Laura Duffy, an attorney with the U.S. Attorney’s Office for the Southern District of California, began by laying out enforcement trends and observations. Among them:

• The government is focused on making healthcare regulation violators pay the cost until it hurts, including holding execs and board members personally accountable.

• Whistleblower cases have spiked recently.

• There is more focus on the Foreign Corruption Act, False Claims Act, and anti-fraud measures in the Affordable Care Act.

• The government is finding new and interesting ways to use today’s advances in data-mining to catch pharma wrongdoers.

She urged those in the room to examine their organizations’ cultures toward risk and fraud: Is it specific to your organization? Is your staff trained regularly? Are your communication channels effective? How often is your risk management program reviewed? How does your organization respond to noncompliance? How are complaints handled? “Creating the culture of compliance is hard. But if you do foster a culture that is valued and viewed as part of everyone’s jobs, it will be a lot easier to stay in compliance.”


Mary Grealy, president, Healthcare Leadership Council, said that, as important as it is to comply with the rules and regulations that govern pharmaceutical, medical device, and other life sciences companies’ interactions with healthcare professionals, we must take care not to stifle the innovation that collaborations between HCPs and industry can give rise to.

 

The Healthcare Leadership Council she heads includes leaders representing the full spectrum of healthcare stakeholders. “We have a shared vision of affordable, accessible healthcare that is driven by innovation,” she said. Physicians should be involved in innovations, she said, citing the fruits of past collaborations that include implantable cardioverter-defibrillators, pacemakers, coronary stents, and penicillin.

The Danger of Data Without Context
While some believe it’s inherently wrong for pharma companies to have financial relationships with physicians, without those relationships, healthcare advances may not happen. “We need to root out the bad actors without precluding future positive collaboration,” Grealy said.

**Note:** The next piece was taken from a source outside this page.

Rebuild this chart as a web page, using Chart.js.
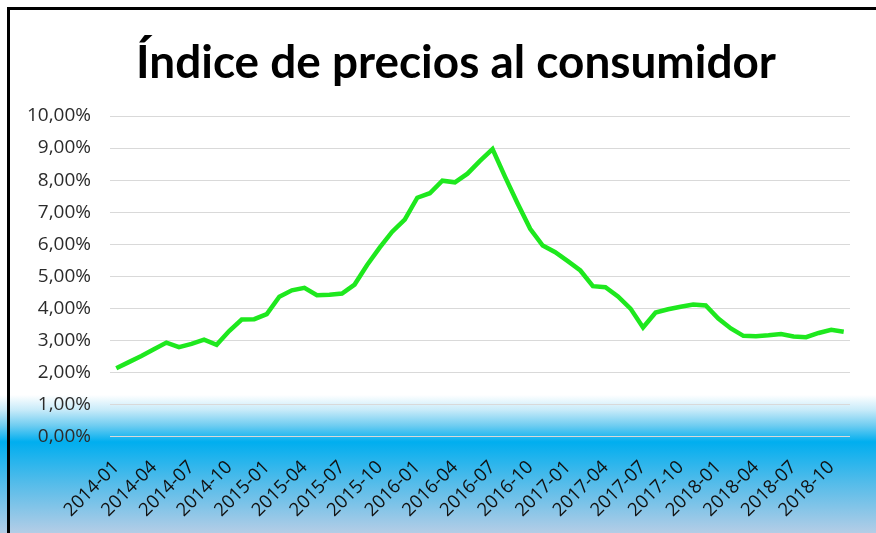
<!DOCTYPE html>
<html>
<head>
<meta charset="utf-8">
<script src="https://cdn.jsdelivr.net/npm/chart.js@4"></script>
<style>
  html, body { margin: 0; padding: 0; background: #fff; }
  #wrap { position: relative; width: 876px; height: 533px; }
</style>
</head>
<body>
<div id="wrap"><canvas id="graph" width="876" height="533"></canvas></div>
<script>
// título
const TITLE = 'Índice de precios al consumidor';

// meses (categorías)
const labels = [
  '2014-01','2014-02','2014-03','2014-04','2014-05','2014-06','2014-07','2014-08','2014-09','2014-10','2014-11','2014-12',
  '2015-01','2015-02','2015-03','2015-04','2015-05','2015-06','2015-07','2015-08','2015-09','2015-10','2015-11','2015-12',
  '2016-01','2016-02','2016-03','2016-04','2016-05','2016-06','2016-07','2016-08','2016-09','2016-10','2016-11','2016-12',
  '2017-01','2017-02','2017-03','2017-04','2017-05','2017-06','2017-07','2017-08','2017-09','2017-10','2017-11','2017-12',
  '2018-01','2018-02','2018-03','2018-04','2018-05','2018-06','2018-07','2018-08','2018-09','2018-10','2018-11'
];

// variación anual (%)
const ipc2014 = [2.13, 2.32, 2.51, 2.72, 2.93, 2.79, 2.89, 3.02, 2.86, 3.29, 3.65, 3.66];
const ipc2015 = [3.82, 4.36, 4.56, 4.64, 4.41, 4.42, 4.46, 4.74, 5.35, 5.89, 6.39, 6.77];
const ipc2016 = [7.45, 7.59, 7.98, 7.93, 8.20, 8.60, 8.97, 8.10, 7.27, 6.48, 5.96, 5.75];
const ipc2017 = [5.47, 5.18, 4.69, 4.66, 4.37, 3.99, 3.40, 3.87, 3.97, 4.05, 4.12, 4.09];
const ipc2018 = [3.68, 3.37, 3.14, 3.13, 3.16, 3.20, 3.12, 3.10, 3.23, 3.33, 3.27];

// eje Y
const yMin = 0;
const yMax = 10;
const yStep = 1;

// cada cuántos meses se muestra la etiqueta
const labelEvery = 3;

const ipcData = [].concat(ipc2014, ipc2015, ipc2016, ipc2017, ipc2018);

// fondo degradado + marco + título
const decoPlugin = {
  id: 'deco',
  beforeDraw(chart) {
    const ctx = chart.ctx;
    const w = chart.width, h = chart.height;
    ctx.save();
    ctx.fillStyle = '#ffffff';
    ctx.fillRect(0, 0, w, h);
    const g = ctx.createLinearGradient(0, 395, 0, h);
    g.addColorStop(0, 'rgba(255,255,255,1)');
    g.addColorStop(0.11, '#c6eaf9');
    g.addColorStop(0.22, '#70cdf1');
    g.addColorStop(0.34, '#00aeef');
    g.addColorStop(0.62, '#4fbbea');
    g.addColorStop(1, '#b4cde6');
    ctx.fillStyle = g;
    ctx.fillRect(0, 395, w, h - 395);
    // marco
    ctx.fillStyle = '#000000';
    ctx.fillRect(7, 7, w - 7, 3);
    ctx.fillRect(7, 7, 3, h - 7);
    ctx.restore();
  },
  afterDraw(chart) {
    const ctx = chart.ctx;
    ctx.save();
    let size = 48;
    ctx.font = 'bold ' + size + 'px Lato';
    const tw = ctx.measureText(TITLE).width;
    size = size * 640 / tw;
    ctx.font = 'bold ' + size.toFixed(1) + 'px Lato';
    ctx.fillStyle = '#000000';
    ctx.textAlign = 'center';
    ctx.textBaseline = 'alphabetic';
    ctx.fillText(TITLE, 456, 78);
    ctx.restore();
  }
};

let ipcGraph = new Chart(document.getElementById('graph'), {
  type: 'line',
  data: {
    labels: labels,
    datasets: [{
      label: 'IPC',
      data: ipcData,
      borderColor: '#1ee81e',
      borderWidth: 4.5,
      pointRadius: 0,
      tension: 0,
      fill: false
    }]
  },
  options: {
    responsive: false,
    animation: false,
    layout: { padding: { top: 116, right: 26, left: 0, bottom: 0 } },
    plugins: {
      legend: { display: false },
      title: { display: false },
      tooltip: { enabled: false }
    },
    scales: {
      x: {
        offset: true,
        grid: { display: false, drawTicks: false },
        border: { display: false },
        afterFit: function(s) {
          s.height = 96.5;
          s.paddingLeft = 0;
          s.paddingRight = 0;
        },
        ticks: {
          autoSkip: false,
          maxRotation: 45,
          minRotation: 45,
          padding: 20,
          color: '#111111',
          font: { family: 'Open Sans', size: 18.5 },
          callback: function(v, i) { return i % labelEvery === 0 ? labels[i] : ''; }
        }
      },
      y: {
        min: yMin,
        max: yMax,
        afterFit: function(s) {
          s.width = 110;
          s.paddingTop = 0;
          s.paddingBottom = 0;
        },
        grid: { color: '#d9d9d9', lineWidth: 1, drawTicks: false },
        border: { display: false },
        ticks: {
          stepSize: yStep,
          padding: 19,
          color: '#2b2b2b',
          font: { family: 'Open Sans', size: 19 },
          callback: function(v) { return v.toFixed(2).replace('.', ',') + '%'; }
        }
      }
    }
  },
  plugins: [decoPlugin]
});
</script>
</body>
</html>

The Sunshine Act requirements to publicly post all transfers of value between HCPs and pharma could have a chilling effect on innovation if the American public doesn’t also receive information about the context in which those TOVs are made.

Data without context can create negative presumptions that don’t serve society’s interests, and could cause some physicians to not want to collaborate with industry. “We need to keep asking, ‘What is in the patient’s best interest?’”

Her organization developed the National Dialogue for Healthcare Innovation to bring together thought leaders who have diverse points of view but the same goal—encouraging innovations that help people live longer, healthier lives. The members have developed a consensus on four key principles for appropriate collaboration that include benefiting patients, keeping HCPs autonomous, and ensuring that relationships are transparent and each party is held accountable for its actions. The plan going forward is to reach out to Congress, federal agencies, and the media to explain the principles and the context in which it is not only proper, but advantageous, for those collaborations to happen.